>> start Information shown

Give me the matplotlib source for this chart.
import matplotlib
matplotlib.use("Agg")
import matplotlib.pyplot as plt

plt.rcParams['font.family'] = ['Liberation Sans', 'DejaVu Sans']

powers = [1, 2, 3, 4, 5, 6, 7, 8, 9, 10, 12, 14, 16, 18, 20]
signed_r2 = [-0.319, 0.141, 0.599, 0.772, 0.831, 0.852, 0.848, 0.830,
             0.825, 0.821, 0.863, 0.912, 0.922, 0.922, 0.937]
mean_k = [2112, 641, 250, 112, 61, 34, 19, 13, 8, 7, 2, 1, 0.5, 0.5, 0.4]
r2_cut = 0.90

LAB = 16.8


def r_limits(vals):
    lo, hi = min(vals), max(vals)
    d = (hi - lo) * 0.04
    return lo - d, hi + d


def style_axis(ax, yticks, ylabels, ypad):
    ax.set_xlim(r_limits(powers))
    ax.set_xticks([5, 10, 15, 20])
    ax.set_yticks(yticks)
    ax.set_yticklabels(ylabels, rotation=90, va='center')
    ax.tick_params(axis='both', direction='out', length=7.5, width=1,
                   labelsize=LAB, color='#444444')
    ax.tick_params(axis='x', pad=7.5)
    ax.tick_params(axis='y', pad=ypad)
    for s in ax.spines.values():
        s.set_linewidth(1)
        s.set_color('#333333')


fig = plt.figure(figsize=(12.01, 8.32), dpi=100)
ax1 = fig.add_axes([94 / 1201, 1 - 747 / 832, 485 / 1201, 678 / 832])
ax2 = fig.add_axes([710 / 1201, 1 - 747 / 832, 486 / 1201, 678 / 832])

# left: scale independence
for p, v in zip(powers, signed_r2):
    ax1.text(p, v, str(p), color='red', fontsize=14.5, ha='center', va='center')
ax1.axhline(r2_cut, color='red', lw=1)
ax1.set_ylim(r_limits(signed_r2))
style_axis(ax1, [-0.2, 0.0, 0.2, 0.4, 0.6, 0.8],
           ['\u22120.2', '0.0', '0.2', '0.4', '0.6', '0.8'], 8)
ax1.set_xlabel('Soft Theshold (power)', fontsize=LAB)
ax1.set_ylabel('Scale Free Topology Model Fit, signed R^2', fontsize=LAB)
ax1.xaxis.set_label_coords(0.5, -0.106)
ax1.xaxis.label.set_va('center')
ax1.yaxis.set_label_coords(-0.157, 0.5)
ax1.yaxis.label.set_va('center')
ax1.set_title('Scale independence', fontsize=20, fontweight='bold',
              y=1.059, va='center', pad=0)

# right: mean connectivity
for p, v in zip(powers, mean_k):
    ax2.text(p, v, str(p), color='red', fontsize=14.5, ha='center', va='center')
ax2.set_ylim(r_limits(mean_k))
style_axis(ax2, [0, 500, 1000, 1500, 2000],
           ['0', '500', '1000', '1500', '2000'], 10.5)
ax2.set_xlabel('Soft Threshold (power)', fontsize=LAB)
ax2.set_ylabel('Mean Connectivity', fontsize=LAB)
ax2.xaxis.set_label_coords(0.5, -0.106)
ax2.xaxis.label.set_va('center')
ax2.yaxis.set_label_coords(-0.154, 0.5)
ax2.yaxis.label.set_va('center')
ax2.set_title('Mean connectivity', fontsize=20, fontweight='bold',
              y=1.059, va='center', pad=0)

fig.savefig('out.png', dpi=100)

>> end Information shown

_What is required:_ Report how many lines of the listing hold the word "matplotlib", with nothing but the number.

_Solution:_ 4